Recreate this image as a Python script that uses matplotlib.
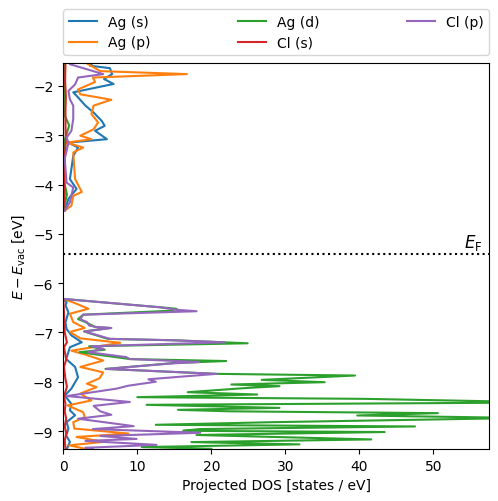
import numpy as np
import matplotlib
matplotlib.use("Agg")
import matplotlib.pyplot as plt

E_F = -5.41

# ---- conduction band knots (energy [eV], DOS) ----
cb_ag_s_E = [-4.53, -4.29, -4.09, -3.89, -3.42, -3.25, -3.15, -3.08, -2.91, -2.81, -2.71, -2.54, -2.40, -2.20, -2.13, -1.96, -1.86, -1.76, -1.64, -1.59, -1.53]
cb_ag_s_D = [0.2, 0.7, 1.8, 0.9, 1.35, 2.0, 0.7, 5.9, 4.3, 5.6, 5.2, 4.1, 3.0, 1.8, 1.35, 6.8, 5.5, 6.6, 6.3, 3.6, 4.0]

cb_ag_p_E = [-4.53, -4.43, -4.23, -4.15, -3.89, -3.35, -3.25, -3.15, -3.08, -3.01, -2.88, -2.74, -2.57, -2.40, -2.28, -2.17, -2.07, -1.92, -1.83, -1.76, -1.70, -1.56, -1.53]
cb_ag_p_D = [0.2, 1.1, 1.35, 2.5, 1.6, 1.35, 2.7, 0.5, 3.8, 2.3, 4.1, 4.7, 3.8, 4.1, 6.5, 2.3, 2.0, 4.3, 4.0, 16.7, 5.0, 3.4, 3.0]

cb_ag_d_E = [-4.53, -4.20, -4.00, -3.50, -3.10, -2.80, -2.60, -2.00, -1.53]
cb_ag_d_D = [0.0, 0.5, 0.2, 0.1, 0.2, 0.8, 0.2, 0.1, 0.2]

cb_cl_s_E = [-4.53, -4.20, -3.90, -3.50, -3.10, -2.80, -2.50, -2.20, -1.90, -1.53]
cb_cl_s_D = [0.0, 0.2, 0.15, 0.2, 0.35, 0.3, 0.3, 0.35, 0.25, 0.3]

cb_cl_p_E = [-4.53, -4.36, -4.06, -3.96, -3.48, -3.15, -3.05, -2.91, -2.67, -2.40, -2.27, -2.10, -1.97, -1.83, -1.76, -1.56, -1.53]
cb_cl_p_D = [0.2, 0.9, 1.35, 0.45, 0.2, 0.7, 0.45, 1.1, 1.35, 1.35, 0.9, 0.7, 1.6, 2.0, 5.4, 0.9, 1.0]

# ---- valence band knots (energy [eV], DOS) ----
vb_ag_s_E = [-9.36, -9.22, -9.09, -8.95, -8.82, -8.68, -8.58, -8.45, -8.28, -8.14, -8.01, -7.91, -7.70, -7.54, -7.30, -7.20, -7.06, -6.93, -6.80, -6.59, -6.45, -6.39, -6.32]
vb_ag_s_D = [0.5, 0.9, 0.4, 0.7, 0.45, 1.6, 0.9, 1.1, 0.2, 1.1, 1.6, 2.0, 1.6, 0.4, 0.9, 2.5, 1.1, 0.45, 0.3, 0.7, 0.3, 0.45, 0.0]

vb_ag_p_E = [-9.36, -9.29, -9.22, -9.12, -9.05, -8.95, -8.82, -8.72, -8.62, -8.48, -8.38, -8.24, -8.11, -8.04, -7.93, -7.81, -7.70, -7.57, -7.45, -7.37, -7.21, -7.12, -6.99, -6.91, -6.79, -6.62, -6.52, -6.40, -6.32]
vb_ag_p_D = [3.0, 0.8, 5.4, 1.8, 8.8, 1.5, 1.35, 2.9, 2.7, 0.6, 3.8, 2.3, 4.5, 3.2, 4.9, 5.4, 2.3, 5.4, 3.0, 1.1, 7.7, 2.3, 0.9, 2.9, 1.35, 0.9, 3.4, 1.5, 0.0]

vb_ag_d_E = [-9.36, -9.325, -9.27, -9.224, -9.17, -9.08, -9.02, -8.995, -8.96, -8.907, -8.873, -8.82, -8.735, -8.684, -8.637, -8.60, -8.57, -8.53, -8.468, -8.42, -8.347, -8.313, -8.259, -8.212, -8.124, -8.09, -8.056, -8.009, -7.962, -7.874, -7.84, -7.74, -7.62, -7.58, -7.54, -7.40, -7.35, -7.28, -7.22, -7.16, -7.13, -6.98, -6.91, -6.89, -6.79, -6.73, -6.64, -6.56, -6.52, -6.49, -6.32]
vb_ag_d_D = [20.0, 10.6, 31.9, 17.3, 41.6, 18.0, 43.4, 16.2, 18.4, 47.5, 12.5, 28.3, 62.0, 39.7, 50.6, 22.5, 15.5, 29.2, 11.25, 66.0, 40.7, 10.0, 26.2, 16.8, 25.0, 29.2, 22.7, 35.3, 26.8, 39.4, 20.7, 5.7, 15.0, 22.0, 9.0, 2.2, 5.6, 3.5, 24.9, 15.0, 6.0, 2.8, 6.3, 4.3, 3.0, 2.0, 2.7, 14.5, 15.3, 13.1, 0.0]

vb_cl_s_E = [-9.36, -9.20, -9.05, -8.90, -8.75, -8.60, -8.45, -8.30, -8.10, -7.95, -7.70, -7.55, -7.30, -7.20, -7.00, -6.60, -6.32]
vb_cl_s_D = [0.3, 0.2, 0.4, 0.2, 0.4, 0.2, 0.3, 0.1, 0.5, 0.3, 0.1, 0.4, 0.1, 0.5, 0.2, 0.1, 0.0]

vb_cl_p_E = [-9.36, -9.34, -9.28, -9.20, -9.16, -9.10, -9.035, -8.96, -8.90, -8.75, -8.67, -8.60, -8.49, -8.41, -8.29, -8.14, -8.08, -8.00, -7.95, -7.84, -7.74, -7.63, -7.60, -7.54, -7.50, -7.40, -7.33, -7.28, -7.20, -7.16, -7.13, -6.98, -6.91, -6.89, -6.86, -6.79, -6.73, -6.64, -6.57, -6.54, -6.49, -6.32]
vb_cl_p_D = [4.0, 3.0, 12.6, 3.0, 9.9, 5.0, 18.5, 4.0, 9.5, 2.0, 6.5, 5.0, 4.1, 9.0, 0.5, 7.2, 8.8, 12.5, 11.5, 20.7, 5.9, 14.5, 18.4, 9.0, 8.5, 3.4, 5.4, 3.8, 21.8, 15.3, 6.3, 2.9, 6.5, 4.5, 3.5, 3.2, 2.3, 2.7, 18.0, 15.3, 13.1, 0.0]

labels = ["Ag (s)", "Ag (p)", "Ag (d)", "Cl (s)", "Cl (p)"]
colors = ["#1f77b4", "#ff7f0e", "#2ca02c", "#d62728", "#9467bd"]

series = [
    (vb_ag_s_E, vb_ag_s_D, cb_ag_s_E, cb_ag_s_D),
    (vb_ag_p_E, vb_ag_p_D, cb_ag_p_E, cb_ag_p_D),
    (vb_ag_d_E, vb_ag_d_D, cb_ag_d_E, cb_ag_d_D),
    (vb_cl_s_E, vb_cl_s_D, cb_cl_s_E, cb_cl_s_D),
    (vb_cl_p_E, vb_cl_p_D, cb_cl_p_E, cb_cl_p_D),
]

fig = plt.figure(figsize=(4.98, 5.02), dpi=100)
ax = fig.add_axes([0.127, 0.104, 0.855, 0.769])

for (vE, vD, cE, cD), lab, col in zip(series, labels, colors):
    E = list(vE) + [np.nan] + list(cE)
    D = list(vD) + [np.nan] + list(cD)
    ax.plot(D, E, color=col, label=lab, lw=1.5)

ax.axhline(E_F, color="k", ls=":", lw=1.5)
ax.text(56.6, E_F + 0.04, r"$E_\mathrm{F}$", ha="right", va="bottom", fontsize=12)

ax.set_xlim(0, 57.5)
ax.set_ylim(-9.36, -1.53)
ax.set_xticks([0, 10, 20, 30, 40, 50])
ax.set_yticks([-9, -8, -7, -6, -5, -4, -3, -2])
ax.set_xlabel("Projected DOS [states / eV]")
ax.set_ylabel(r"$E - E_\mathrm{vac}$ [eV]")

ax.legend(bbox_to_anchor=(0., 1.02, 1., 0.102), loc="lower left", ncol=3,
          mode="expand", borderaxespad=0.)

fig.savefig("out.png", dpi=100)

■ ■ ■ ■ ■ ■ ■

## REQUIRED TASK
Without the pictures, please reproduce each line of the listing above exactly, from the first one through the line bearing "cb_ag_d_D = [0.0, 0.5, 0.2, 0.1, 0.2, 0.8, 0.2, 0.1, 0.2]".

## ANSWER BELOW
Recreate this image as a Python script that uses matplotlib.
import numpy as np
import matplotlib
matplotlib.use("Agg")
import matplotlib.pyplot as plt

E_F = -5.41

# ---- conduction band knots (energy [eV], DOS) ----
cb_ag_s_E = [-4.53, -4.29, -4.09, -3.89, -3.42, -3.25, -3.15, -3.08, -2.91, -2.81, -2.71, -2.54, -2.40, -2.20, -2.13, -1.96, -1.86, -1.76, -1.64, -1.59, -1.53]
cb_ag_s_D = [0.2, 0.7, 1.8, 0.9, 1.35, 2.0, 0.7, 5.9, 4.3, 5.6, 5.2, 4.1, 3.0, 1.8, 1.35, 6.8, 5.5, 6.6, 6.3, 3.6, 4.0]

cb_ag_p_E = [-4.53, -4.43, -4.23, -4.15, -3.89, -3.35, -3.25, -3.15, -3.08, -3.01, -2.88, -2.74, -2.57, -2.40, -2.28, -2.17, -2.07, -1.92, -1.83, -1.76, -1.70, -1.56, -1.53]
cb_ag_p_D = [0.2, 1.1, 1.35, 2.5, 1.6, 1.35, 2.7, 0.5, 3.8, 2.3, 4.1, 4.7, 3.8, 4.1, 6.5, 2.3, 2.0, 4.3, 4.0, 16.7, 5.0, 3.4, 3.0]

cb_ag_d_E = [-4.53, -4.20, -4.00, -3.50, -3.10, -2.80, -2.60, -2.00, -1.53]
cb_ag_d_D = [0.0, 0.5, 0.2, 0.1, 0.2, 0.8, 0.2, 0.1, 0.2]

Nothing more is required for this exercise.